02 June 2020

A cognitive failing that leads us to value the least valuable learning activities.

So I realise I haven't written anything for a very long time indeed, and there's probably no-one reading at this point, but there's something that I feel like writing about, so I'm going to write about it, even if no-one ever reads it. Sounds fair, right? Well as I don't hear any disagreement, I'll continue. ;-)

OK, so someone in a Facebook group recently asked for pointers on creating mnemonics to help learn vocabulary in Scottish Gaelic, and I commented that it wasn't really worth doing. For one thing, mnemonics based on other languages risk encouraging bad pronunciation habits -- I've seen this in a lot of learners, who struggle to move away from their L1 pronunciation of a mnemonic to the natural L2 pronunciation. I've even met people who struggle with close cognates, and even having achieved relatively good general pronunciation in the L2 still can't manage to say (for example) adopción in Spanish or adoption in French without the SH sound of adoption in English.

But the use of mnemonics is still actively recommended by a lot of learners and teachers to new beginners. Why so?

My belief is that this is a misperception driven by the salience (noticeability, the property of "sticking out") of words learned this way. If you've ever learned any L2 vocabulary via a mnemonic, you're sure to remember at least one of them. I can tell you now that a French swimming pool is the place where you'll find (adopt French accent now) "all ze baby peess een." These words therefore stick out in your mind, and you give them much more importance than they really deserve.

This doesn't only happen with mnemonics. The same salience is given to items you learn by making a mistake, like the old classic of trying to tell someone you're tired in Spanish (cansado) and accidentally saying you're married (casado). This is one of a series of classic mistakes that you make once and then never again, such as trying to say your embarrassed in French, Spanish or Italian and accidentally saying you're pregnant; or French, Spanish or Italian people trying to say they've got a bunged up nose and instead saying they're constipated.

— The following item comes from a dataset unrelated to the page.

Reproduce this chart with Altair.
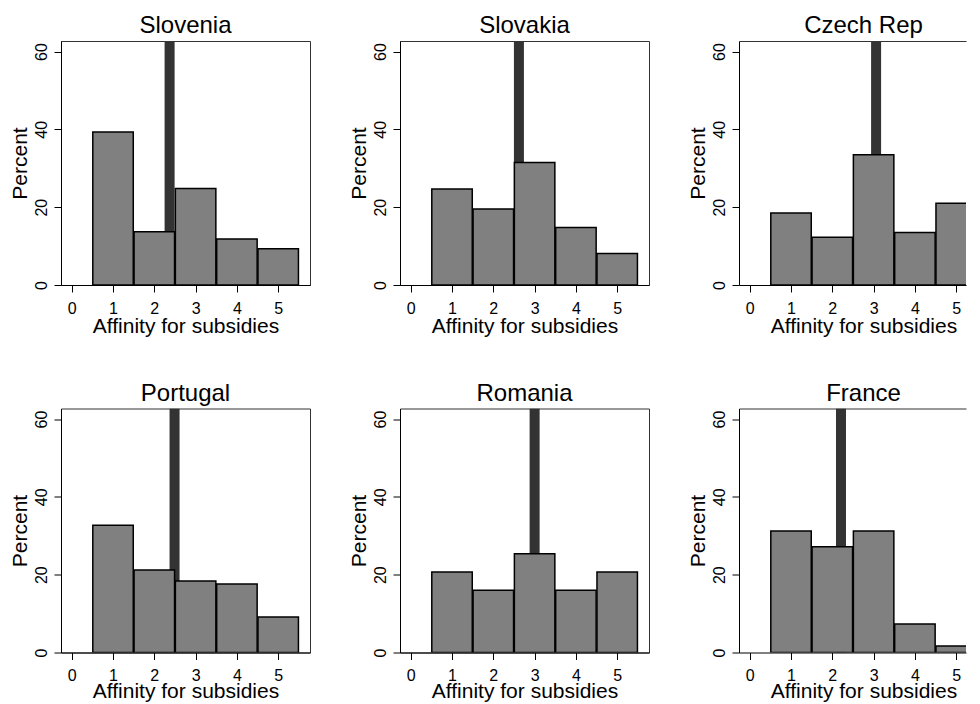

This sort of mistake is instantly memorable -- a great many people can tell you when and where they made that exact mistake. We learned effectively from the situation. This can lead us to assume that it's a good way to learn -- make mistakes, get corrected.

I can also tell you about why I know the Spanish for oats (avena) and for hazelnuts (avellanas). I tend to eat quite a lot of oats, and I can still picture to this day one small section of the small supermarket down the road from the school I taught in in Donostia where the oats was on one shelf and the nuts were either 2 up or 2 down. It took me several weeks, if not months, to remember which was which. This is the sort of anecdote that superficially supports the idea that learning is most effective when it is immediately personal and relevant, but in reality it doesn't. I remember the process, but it was neither particularly efficient or useful.

I've heard all these claims numerous times, both from teachers and from experienced learners, and they're always backed up with little anecdotes about the time they got given condoms when they asked for jam or similar. However, the reason that most people can list the words they learnt by mnemonic, embarrassing mistake, or specific personal experience is that these are rare occurrences. -- the way we learned the words gains saliency precisely because these were one-off memorable occurrences.

This way, we manage to convince ourselves that a handful of words, possibly as many as a dozen, provide us with a model for how to learn language, when in reality they are vanishingly insignificant compared to the hundreds or thousands of words that we have picked up through more mundane processes during the course of our learning journey. As a result, we end up advising others to pursue inefficient learning techniques.

But it's worse than that, because you can't replicate the accidental embarrassing error experience artificially and you can't artificially engineer the sort of situation that leads to truly personalised memorable experienced. As for word mnemonics, the reason that a lot of advice on mnemonics starts with common cliched examples shows that there really is a very limited set of circumstances where good mnemonics exist. This means that the advice is not simply inefficient, it's actually pretty difficult to put into practice, and there is nothing more guaranteed to mess up learners' heads than to give them advice that they literally can't follow.

1 comment:

Lewis Baker said...

Just came across your blog, Niall, and I couldn't agree more with the couple of posts I've read so far. Look forward to reading the others when I have time.